One may be eligible to apply for temporary protected status if he or she:
- Is a national of a country designated for TPS.
- Applies for TPS during the specified registration period.
- Has been continuously physically present in the United States since the TPS designation began, or since the effective date of the most recent re-designation.
- Has continuously resided in the United States since the date specified in the Federal Register notice of designation.
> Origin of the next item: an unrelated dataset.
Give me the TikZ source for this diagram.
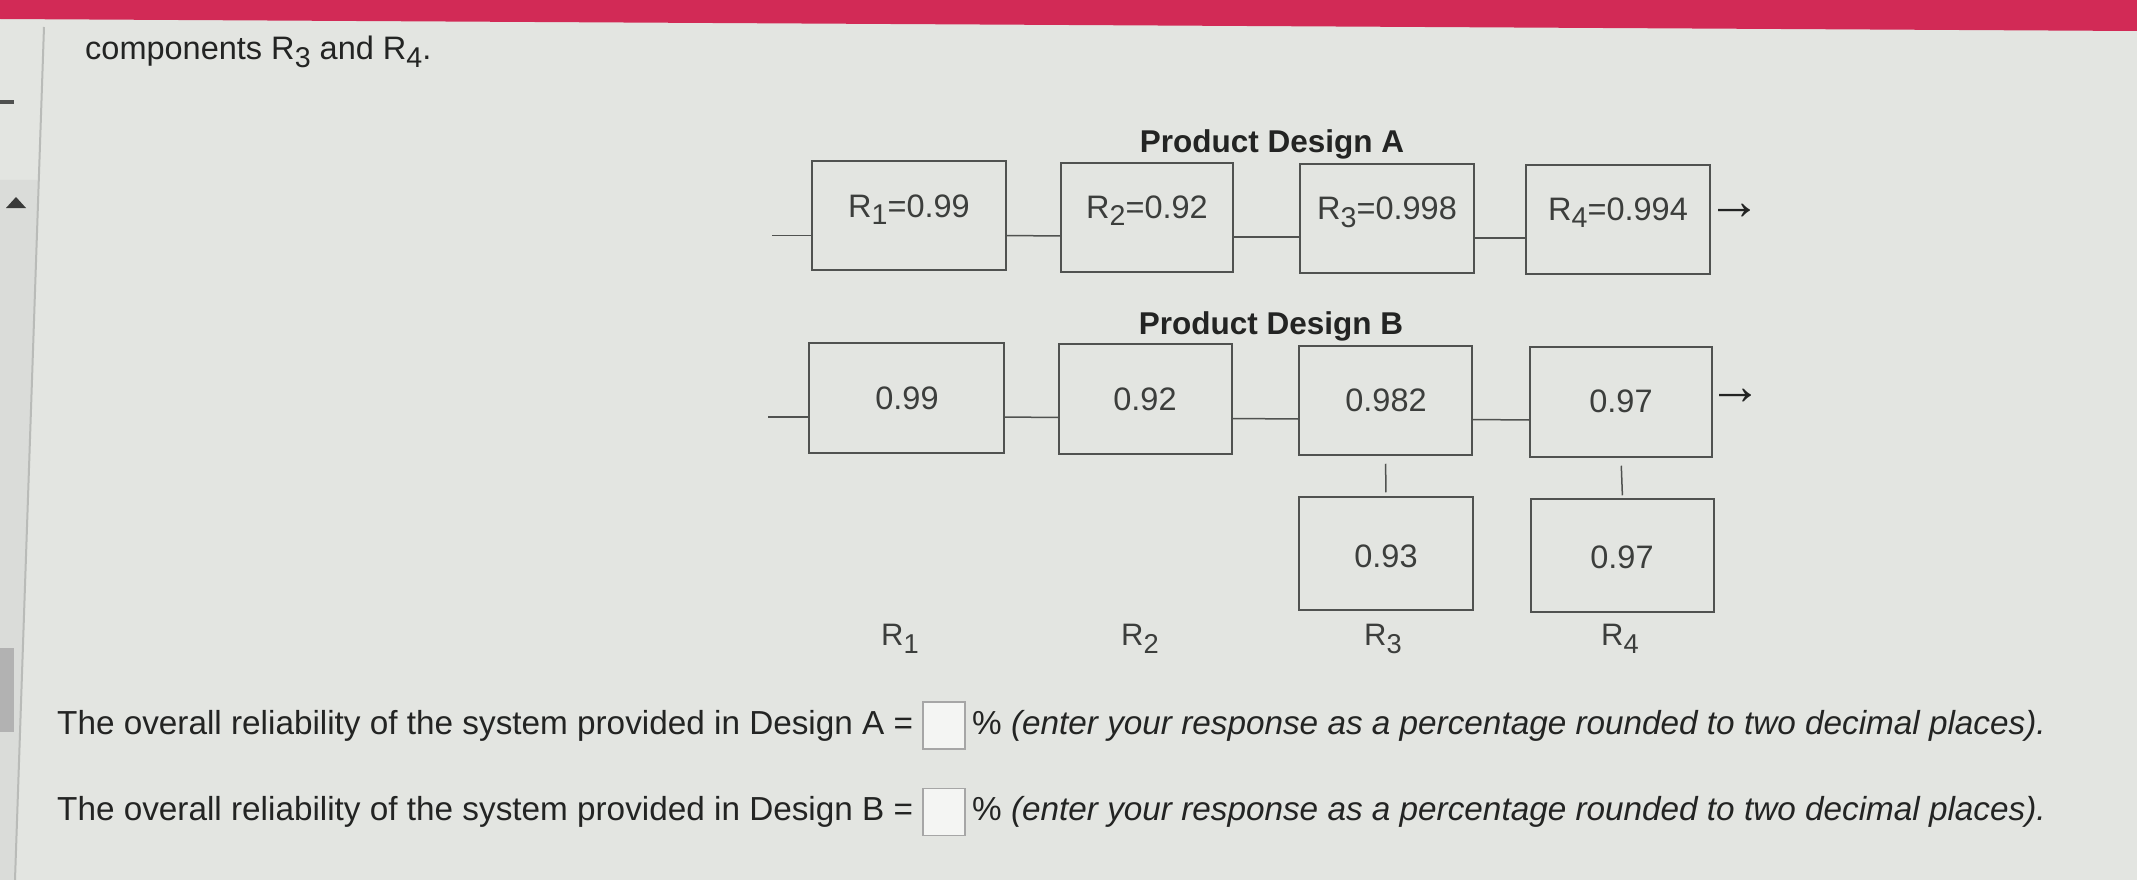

- Is admissible as an immigrant and are not otherwise ineligible for TPS. Two convictions for misdemeanor crimes may make someone ineligible for TPS.
- U Visas
A victim of certain serious crimes and certain family members may be eligible to apply for a U Visa. The U visa is available to anyone who is the victim of specific crimes who have helped or cooperated with the authorities in the investigation and/or prosecution of the individual who committed the crime. One of the most important requirements in order to obtain a U visa is a certification from a federal, state or local law enforcement officer, prosecutor, judge or any other authority who is responsible for the investigation or prosecution of the crime, certifying the assistance provided to them by the applicant. It is important to note that a certifying official may sign a declaration or certification even if the case is closed, or if a prosecution, arrest or conviction was not made. We also do not need to establish that formal charges or the launch of a formal investigation was begun in order to apply for a U visa. There is also no statute of limitations on a victim’s helpfulness to law enforcement. A declaration or certification may be provided for cases that are closed or for investigations for crimes that occurred months or years ago, as long as the victim was helpful to law enforcement. A U visa applicant can include certain family members such as: (1) if the U visa applicant is under 21 years of age, the person can include their parents, spouse, children and unmarried siblings under 18 years of age; or (2) if the U visa applicant is over 21 years of age, then the person can only include their spouse and children.
If the U visa application is granted, the individual and any eligible family members will obtain lawful status to live and work in the US. Once the individual has had a U visa for three years, the person can apply to become a legal permanent resident and obtain a green card.